Yes. I have found that after two dozen runs of a lesson one can see new and far tricker problems to solve popping up, particularly in the last three problems of the seventeen. These will generally cost a heart. Not only that, one can see new words being presented, too, though they do not add to one's word count for whatever reason. It's like they are just incidental wotds, like ones merely heing thrown into the hopper to keep one entertained. I do a lot more than two dozen runs of a given lesson as I like to see a full set of hearts and not just once but three times before advancing to the next lesson.
Well, Itrying to actually learn the language.
Students of the language residing in a Spanish speaking country have a major advantage. For them it is easy to become familiar with the language. And that word, "familiar" is the key to learning the language One automatically learns the language, that is to say, comes to know it, by becoming familiar with it. And going over the lessons many dozen times allows one to become familiar with it. It just soaks right in and becomes placed it into one's long term memory.
If one one hurries through the lessons going as fast as one can the language will be stored only in ones short term memory and therefore will soon all be forgotten making this all a waste of time.
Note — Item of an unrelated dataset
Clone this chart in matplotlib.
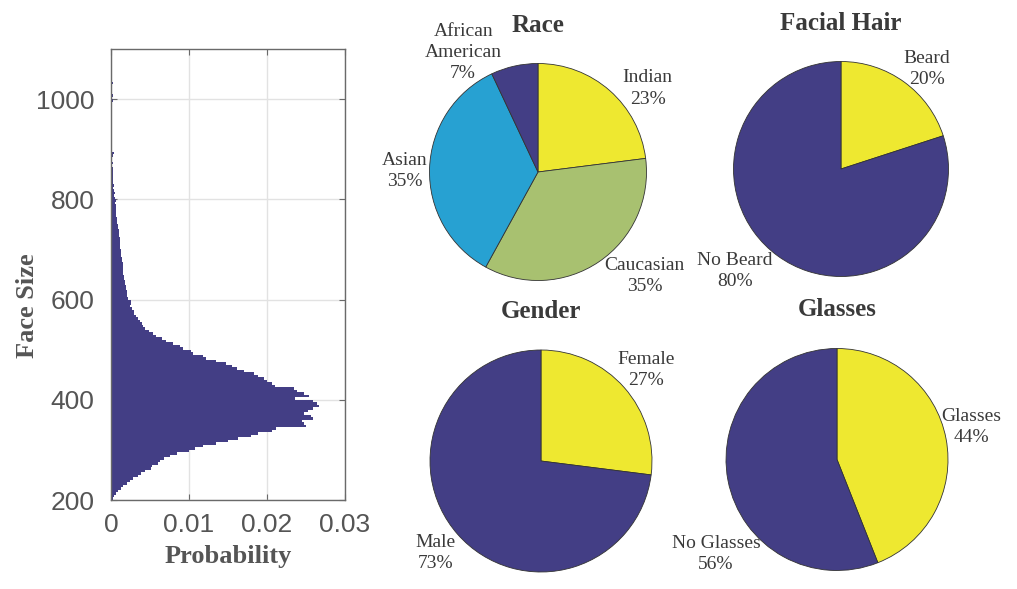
import numpy as np
import matplotlib
matplotlib.use("Agg")
import matplotlib.pyplot as plt

# face size histogram (probability per 5 px bin)
bin_start = 200
bin_width = 5
face_prob = [
    0.0002, 0.0004, 0.0007, 0.0009, 0.0013, 0.0016, 0.0021, 0.0024,  # 200-235
    0.0028, 0.0034, 0.0039, 0.0044, 0.0051, 0.0053, 0.0060, 0.0063,  # 240-275
    0.0068, 0.0076, 0.0085, 0.0100, 0.0108, 0.0118, 0.0135, 0.0150,  # 280-315
    0.0163, 0.0180, 0.0188, 0.0207, 0.0212, 0.0250, 0.0248, 0.0245,  # 320-355
    0.0259, 0.0256, 0.0247, 0.0252, 0.0259, 0.0267, 0.0264, 0.0259,  # 360-395
    0.0236, 0.0254, 0.0247, 0.0238, 0.0234, 0.0210, 0.0207, 0.0200,  # 400-435
    0.0196, 0.0188, 0.0183, 0.0170, 0.0161, 0.0155, 0.0148, 0.0135,  # 440-475
    0.0122, 0.0118, 0.0105, 0.0103, 0.0092, 0.0088, 0.0079, 0.0071,  # 480-515
    0.0066, 0.0058, 0.0054, 0.0049, 0.0044, 0.0041, 0.0040, 0.0037,  # 520-555
    0.0035, 0.0032, 0.0030, 0.0029, 0.0027, 0.0024, 0.0026, 0.0025,  # 560-595
    0.0022, 0.0021, 0.0020, 0.0020, 0.0019, 0.0019, 0.0018, 0.0018,  # 600-635
    0.0017, 0.0017, 0.0016, 0.0016, 0.0016, 0.0015, 0.0015, 0.0014,  # 640-675
    0.0014, 0.0013, 0.0013, 0.0013, 0.0012, 0.0012, 0.0011, 0.0011,  # 680-715
    0.0011, 0.0010, 0.0010, 0.0010, 0.0009, 0.0009, 0.0008, 0.0008,  # 720-755
    0.0008, 0.0007, 0.0007, 0.0006, 0.0006, 0.0006, 0.0005, 0.0006,  # 760-795
    0.0005, 0.0004, 0.0005, 0.0004, 0.0003, 0.0004, 0.0003, 0.0003,  # 800-835
    0.0002, 0.0003, 0.0002, 0.0002, 0.0002, 0.0001, 0.0002, 0.0001,  # 840-875
    0.0001, 0.0002, 0.0004, 0.0001, 0.0001, 0.0001, 0.0001, 0.0000,  # 880-915
    0.0001, 0.0001, 0.0000, 0.0001, 0.0000, 0.0001, 0.0000, 0.0001,  # 920-955
    0.0000, 0.0001, 0.0000, 0.0001, 0.0001, 0.0000, 0.0001, 0.0002,  # 960-995
    0.0001, 0.0002, 0.0001, 0.0000, 0.0001, 0.0000, 0.0002, 0.0000,  # 1000-1035
]

race_labels = ['Indian', 'Caucasian', 'Asian', 'African\nAmerican']
race_pct = [23, 35, 35, 7]
hair_labels = ['Beard', 'No Beard']
hair_pct = [20, 80]
gender_labels = ['Female', 'Male']
gender_pct = [27, 73]
glasses_labels = ['Glasses', 'No Glasses']
glasses_pct = [44, 56]

DARK = '#433E85'
YELLOW = '#EEE830'
GREEN = '#A8C170'
BLUE = '#27A1D2'
GRAY = '#555555'
TXT = '#3a3a3a'

W, H = 1017, 589
fig = plt.figure(figsize=(W / 100, H / 100), dpi=100)

# ---- histogram ----
ax = fig.add_axes([111 / W, 1 - 500 / H, 234 / W, 451 / H])
edges = bin_start + bin_width * np.arange(len(face_prob) + 1)
ax.stairs(face_prob, edges, orientation='horizontal', fill=True, color=DARK, linewidth=0)
ax.set_ylim(200, 1100)
ax.set_xlim(0, 0.03)
ax.set_yticks([200, 400, 600, 800, 1000])
ax.set_xticks([0, 0.01, 0.02, 0.03])
ax.set_xticklabels(['0', '0.01', '0.02', '0.03'])
ax.grid(True, color='#e2e2e2', linewidth=1)
ax.set_axisbelow(True)
for s in ax.spines.values():
    s.set_color('#6a6a6a')
    s.set_linewidth(1)
ax.tick_params(direction='in', length=4, color='#6a6a6a', top=True, right=True,
               labelsize=19, labelcolor=GRAY)
ax.tick_params(axis='y', pad=12)
ax.tick_params(axis='x', pad=9)
for t in ax.get_xticklabels() + ax.get_yticklabels():
    t.set_fontfamily('Liberation Sans')
ax.set_ylabel('Face Size', family='Liberation Serif', weight='bold', size=19, color=GRAY)
ax.set_xlabel('Probability', family='Liberation Serif', weight='bold', size=19, color=GRAY)
ax.yaxis.set_label_coords(-0.355, 0.43)
ax.xaxis.set_label_coords(0.5, -0.126)
ax.yaxis.label.set_va('center')
ax.xaxis.label.set_va('center')


# ---- pies ----
def pie_panel(cx, cy, r, title, labels, pct, colors, label_pos):
    lim = 1.6
    a = fig.add_axes([(cx - lim * r) / W, 1 - (cy + lim * r) / H,
                      2 * lim * r / W, 2 * lim * r / H])
    a.pie(pct, colors=colors, startangle=90, counterclock=False, radius=1,
          wedgeprops=dict(edgecolor='#333333', linewidth=0.6))
    a.set_xlim(-lim, lim)
    a.set_ylim(-lim, lim)
    a.set_aspect('auto')
    a.axis('off')
    a.text(0, 1.35, title, ha='center', va='center', family='Liberation Serif',
           weight='bold', size=18, color=TXT)
    for lab, p, (lx, ly) in zip(labels, pct, label_pos):
        a.text(lx, ly, f'{lab}\n{p}%', ha='center', va='center', multialignment='center',
               family='Liberation Serif', size=14, color=TXT, linespacing=1.32)


pie_panel(538, 172, 108.5, 'Race', race_labels, race_pct, [YELLOW, GREEN, BLUE, DARK],
          [(1.01, 0.77), (0.98, -0.96), (-1.23, 0.01), (-0.69, 1.10)])
pie_panel(841, 169, 107.5, 'Facial Hair', hair_labels, hair_pct, [YELLOW, DARK],
          [(0.80, 0.93), (-0.99, -0.95)])
pie_panel(541, 461, 111, 'Gender', gender_labels, gender_pct, [YELLOW, DARK],
          [(0.95, 0.82), (-0.95, -0.83)])
pie_panel(837, 459.5, 111, 'Glasses', glasses_labels, glasses_pct, [YELLOW, DARK],
          [(1.21, 0.29), (-1.09, -0.85)])

fig.savefig('out.png', dpi=100)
It's because I know this and want to avoid it I rerun and rerun the lessons. Over and over. Duolingo is especially designed to work the way I am using it.
Why is this example 'el rey' whereas in another example, we were asked to use 'al rey', which was explained as the 'Personal a' in Spanish?
The "personal a" would be used when doing something to the king, "a" meaning "to" and "al" meaning "to the". In this sentence, the actor speaks with ("con") the king.